> _Do this_
Produce nothing but an exact copy of the lines from the one containing "Reproduce this chart" through the one containing "Chart.register(...registerables);", and do not carry over pictures.

+++ Records for the exercise +++

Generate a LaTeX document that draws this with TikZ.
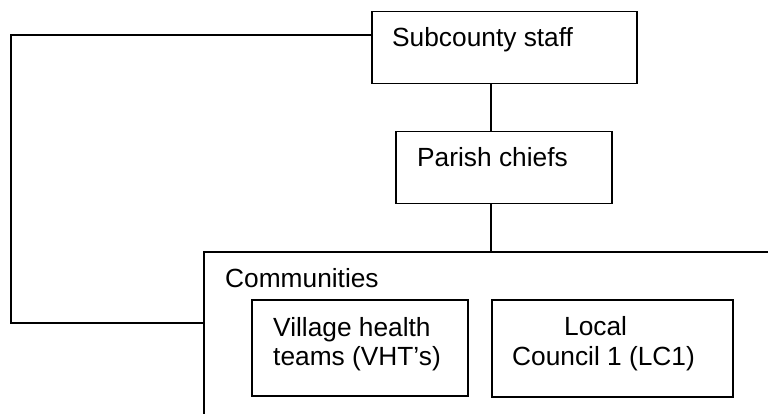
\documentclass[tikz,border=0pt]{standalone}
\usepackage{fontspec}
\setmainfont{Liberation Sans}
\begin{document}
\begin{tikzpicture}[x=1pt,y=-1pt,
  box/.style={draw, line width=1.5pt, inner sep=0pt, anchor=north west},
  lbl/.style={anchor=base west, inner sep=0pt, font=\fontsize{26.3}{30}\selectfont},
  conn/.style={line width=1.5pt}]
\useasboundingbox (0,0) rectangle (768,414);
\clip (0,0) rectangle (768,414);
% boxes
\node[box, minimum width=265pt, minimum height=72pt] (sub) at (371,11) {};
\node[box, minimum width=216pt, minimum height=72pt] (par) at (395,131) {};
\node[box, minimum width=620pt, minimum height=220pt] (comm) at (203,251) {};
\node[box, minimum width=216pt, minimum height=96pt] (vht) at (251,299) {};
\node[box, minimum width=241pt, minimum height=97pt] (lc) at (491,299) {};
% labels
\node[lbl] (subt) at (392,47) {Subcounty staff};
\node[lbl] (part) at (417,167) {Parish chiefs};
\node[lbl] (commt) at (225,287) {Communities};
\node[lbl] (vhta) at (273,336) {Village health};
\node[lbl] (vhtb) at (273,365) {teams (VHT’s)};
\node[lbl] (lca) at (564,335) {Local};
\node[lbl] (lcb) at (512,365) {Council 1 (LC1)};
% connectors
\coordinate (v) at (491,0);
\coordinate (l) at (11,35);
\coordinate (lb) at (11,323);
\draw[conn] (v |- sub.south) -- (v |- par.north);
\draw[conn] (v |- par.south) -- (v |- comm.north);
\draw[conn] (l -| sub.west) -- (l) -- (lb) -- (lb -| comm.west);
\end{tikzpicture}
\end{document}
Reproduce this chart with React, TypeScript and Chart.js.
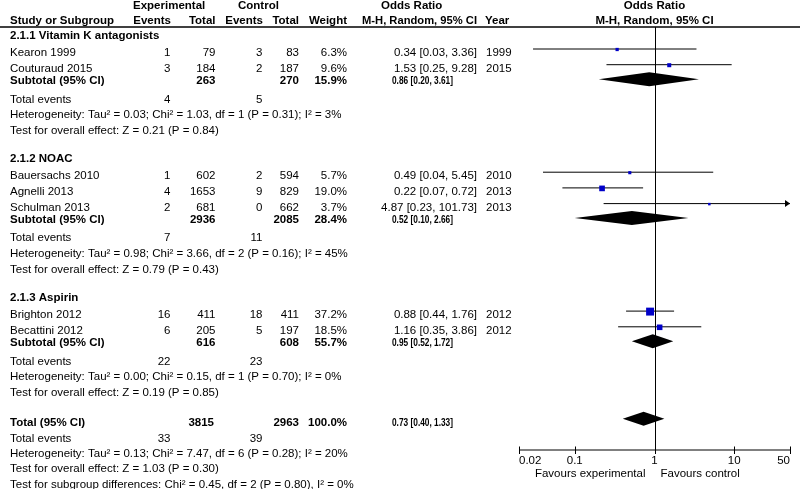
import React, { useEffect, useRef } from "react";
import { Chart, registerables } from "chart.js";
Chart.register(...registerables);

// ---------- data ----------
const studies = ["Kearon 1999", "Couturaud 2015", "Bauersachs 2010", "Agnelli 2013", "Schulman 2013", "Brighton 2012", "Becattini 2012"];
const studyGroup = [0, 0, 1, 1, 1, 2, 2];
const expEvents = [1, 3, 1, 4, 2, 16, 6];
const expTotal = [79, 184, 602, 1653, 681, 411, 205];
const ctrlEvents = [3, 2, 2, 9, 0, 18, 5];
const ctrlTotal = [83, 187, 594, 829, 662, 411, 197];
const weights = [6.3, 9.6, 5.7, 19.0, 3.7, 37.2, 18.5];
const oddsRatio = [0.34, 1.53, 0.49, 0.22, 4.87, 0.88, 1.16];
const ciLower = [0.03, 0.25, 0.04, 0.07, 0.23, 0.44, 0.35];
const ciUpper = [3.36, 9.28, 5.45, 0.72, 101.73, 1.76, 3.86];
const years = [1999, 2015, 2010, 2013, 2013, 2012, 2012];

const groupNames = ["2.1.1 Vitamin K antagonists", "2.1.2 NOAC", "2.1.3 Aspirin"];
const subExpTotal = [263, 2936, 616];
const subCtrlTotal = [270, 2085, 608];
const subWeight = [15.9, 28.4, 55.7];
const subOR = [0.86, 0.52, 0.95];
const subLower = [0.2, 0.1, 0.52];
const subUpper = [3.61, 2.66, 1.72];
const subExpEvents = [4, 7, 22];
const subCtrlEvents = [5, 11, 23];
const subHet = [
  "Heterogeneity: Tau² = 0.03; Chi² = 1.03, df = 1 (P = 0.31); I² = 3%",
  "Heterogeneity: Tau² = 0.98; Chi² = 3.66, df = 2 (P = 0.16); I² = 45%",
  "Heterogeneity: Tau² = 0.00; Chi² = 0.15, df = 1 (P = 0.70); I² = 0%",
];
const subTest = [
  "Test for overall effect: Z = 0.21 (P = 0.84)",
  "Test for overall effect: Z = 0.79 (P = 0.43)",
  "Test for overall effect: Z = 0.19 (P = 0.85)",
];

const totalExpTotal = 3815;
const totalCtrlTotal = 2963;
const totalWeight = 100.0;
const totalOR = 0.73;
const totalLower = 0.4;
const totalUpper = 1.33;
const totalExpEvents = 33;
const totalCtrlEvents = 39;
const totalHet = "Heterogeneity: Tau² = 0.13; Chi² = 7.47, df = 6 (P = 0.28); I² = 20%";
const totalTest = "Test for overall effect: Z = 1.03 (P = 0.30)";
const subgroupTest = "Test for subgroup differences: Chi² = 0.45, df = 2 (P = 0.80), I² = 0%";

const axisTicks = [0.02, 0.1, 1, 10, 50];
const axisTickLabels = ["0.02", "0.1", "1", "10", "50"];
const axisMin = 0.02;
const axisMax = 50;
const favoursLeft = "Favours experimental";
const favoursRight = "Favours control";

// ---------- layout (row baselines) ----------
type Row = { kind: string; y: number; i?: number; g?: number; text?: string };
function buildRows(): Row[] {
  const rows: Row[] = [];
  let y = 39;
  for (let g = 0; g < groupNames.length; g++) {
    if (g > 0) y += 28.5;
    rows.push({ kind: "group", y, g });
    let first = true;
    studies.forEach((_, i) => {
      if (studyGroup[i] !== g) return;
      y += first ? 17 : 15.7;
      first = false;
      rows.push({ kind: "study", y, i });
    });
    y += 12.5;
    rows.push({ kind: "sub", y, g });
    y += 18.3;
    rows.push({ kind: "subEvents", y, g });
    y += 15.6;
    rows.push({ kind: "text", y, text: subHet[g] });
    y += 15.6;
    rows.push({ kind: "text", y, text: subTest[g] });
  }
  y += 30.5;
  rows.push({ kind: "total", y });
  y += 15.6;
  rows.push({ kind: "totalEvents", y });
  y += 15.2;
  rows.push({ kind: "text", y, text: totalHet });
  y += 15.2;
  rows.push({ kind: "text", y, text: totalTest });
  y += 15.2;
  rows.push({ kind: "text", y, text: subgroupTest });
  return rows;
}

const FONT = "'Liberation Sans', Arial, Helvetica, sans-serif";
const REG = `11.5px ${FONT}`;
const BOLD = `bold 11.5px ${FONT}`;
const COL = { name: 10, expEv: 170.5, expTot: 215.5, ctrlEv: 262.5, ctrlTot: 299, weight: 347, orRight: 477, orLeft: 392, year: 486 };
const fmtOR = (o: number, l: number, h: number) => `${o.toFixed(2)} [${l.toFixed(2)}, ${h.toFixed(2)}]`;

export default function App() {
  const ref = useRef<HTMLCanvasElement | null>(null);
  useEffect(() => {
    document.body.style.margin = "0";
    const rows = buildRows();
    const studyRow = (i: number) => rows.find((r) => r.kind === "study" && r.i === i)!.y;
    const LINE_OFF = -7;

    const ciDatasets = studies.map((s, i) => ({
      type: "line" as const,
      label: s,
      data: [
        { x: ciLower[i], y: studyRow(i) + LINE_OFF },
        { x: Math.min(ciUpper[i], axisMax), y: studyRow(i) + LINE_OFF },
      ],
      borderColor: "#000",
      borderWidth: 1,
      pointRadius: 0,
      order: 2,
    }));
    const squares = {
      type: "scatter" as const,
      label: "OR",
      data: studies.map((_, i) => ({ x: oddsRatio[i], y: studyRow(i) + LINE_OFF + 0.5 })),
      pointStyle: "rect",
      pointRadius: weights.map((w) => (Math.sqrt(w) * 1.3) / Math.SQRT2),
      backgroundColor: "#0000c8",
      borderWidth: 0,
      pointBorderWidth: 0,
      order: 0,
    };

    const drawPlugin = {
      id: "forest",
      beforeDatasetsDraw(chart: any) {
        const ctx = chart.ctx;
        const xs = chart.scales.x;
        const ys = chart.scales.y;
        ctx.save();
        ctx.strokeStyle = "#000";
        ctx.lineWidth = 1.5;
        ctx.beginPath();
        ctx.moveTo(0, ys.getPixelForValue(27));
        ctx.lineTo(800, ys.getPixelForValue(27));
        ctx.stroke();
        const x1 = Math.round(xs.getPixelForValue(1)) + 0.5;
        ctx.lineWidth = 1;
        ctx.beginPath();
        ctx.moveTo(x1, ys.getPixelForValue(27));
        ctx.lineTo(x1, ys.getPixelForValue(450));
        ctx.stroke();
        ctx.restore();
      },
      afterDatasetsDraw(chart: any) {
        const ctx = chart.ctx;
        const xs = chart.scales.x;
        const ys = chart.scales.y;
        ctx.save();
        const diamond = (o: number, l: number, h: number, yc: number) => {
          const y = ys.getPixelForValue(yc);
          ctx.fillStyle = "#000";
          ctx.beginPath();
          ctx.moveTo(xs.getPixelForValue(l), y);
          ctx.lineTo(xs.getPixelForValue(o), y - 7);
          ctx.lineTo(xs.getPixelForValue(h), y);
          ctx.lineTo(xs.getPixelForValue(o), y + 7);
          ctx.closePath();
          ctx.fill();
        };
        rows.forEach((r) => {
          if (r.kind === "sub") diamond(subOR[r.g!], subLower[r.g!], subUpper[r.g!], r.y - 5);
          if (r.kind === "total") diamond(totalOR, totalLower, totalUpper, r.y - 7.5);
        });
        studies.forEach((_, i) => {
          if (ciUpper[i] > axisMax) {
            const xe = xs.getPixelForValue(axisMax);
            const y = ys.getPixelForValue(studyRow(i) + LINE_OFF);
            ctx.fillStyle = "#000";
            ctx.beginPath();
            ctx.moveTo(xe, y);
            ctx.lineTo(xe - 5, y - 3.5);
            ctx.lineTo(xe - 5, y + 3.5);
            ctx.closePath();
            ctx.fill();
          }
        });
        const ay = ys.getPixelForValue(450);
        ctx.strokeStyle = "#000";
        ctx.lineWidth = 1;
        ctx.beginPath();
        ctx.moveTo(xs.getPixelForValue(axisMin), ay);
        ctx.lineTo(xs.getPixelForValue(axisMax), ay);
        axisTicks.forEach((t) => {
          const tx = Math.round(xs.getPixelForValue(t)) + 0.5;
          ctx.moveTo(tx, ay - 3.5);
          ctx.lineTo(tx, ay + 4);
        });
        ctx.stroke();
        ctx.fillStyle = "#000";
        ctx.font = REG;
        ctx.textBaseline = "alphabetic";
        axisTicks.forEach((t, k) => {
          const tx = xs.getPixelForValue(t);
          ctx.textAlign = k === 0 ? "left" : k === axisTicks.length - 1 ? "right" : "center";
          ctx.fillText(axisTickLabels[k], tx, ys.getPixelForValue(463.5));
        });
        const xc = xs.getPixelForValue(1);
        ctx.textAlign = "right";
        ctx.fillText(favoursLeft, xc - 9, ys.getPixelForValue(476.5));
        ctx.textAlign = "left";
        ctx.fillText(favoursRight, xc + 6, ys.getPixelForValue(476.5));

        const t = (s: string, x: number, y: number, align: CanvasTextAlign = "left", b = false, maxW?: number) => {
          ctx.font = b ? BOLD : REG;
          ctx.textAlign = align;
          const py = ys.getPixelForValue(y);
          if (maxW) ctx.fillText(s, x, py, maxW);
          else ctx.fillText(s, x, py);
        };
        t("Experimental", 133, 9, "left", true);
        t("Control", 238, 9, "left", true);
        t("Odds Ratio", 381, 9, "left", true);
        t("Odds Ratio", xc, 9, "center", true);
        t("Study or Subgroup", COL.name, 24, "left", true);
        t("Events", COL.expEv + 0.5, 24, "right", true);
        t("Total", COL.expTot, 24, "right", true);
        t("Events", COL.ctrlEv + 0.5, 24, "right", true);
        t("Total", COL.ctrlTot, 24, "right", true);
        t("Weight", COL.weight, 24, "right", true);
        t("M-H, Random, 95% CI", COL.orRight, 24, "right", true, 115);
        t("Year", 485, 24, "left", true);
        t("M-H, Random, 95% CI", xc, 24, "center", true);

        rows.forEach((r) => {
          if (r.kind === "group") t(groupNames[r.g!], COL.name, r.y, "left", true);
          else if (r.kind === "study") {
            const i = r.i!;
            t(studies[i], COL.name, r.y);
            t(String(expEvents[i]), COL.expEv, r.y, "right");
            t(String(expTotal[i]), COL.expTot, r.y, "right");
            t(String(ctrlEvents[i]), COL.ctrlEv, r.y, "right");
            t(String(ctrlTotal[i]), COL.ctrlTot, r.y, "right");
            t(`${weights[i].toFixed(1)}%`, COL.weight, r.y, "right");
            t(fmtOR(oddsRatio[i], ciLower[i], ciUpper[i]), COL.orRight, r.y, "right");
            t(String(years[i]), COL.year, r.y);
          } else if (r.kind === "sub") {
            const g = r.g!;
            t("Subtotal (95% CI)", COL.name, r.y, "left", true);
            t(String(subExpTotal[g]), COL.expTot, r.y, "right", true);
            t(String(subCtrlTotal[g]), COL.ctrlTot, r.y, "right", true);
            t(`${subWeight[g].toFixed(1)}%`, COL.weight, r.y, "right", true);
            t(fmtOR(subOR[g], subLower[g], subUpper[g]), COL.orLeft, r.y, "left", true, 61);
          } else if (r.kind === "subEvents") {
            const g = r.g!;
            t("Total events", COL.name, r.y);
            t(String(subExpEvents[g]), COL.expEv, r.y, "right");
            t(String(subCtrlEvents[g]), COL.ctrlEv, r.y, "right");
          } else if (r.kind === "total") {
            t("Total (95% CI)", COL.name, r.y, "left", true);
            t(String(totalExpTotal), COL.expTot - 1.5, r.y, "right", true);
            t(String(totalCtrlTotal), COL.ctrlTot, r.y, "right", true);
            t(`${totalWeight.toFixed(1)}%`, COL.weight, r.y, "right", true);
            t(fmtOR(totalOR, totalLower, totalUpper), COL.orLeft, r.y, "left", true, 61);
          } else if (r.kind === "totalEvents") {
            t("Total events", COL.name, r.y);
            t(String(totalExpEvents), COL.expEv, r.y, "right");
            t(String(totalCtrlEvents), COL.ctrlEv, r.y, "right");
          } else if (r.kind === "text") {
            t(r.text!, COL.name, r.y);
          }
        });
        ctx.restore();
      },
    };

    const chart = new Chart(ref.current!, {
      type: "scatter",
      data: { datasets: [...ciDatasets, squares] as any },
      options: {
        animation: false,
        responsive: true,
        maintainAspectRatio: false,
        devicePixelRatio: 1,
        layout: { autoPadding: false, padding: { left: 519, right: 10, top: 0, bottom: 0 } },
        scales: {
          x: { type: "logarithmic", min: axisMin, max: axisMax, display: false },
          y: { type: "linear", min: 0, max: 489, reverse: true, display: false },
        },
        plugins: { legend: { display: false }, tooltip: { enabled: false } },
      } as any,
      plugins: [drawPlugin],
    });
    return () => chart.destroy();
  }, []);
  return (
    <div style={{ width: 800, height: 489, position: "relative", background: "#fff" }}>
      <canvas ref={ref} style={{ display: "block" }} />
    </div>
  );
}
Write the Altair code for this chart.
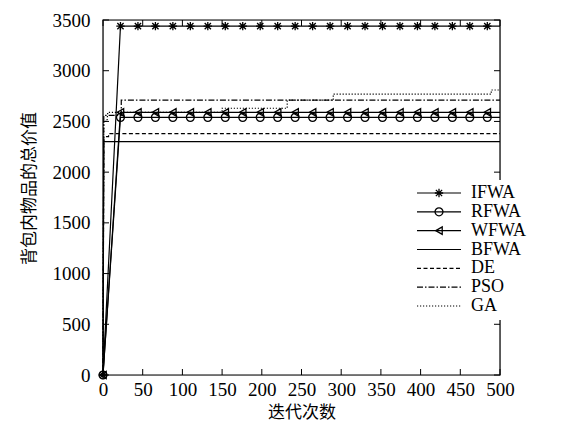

+++

> _Result below_
Reproduce this chart with React, TypeScript and Chart.js.
import React, { useEffect, useRef } from "react";
import { Chart, registerables } from "chart.js";
Chart.register(...registerables);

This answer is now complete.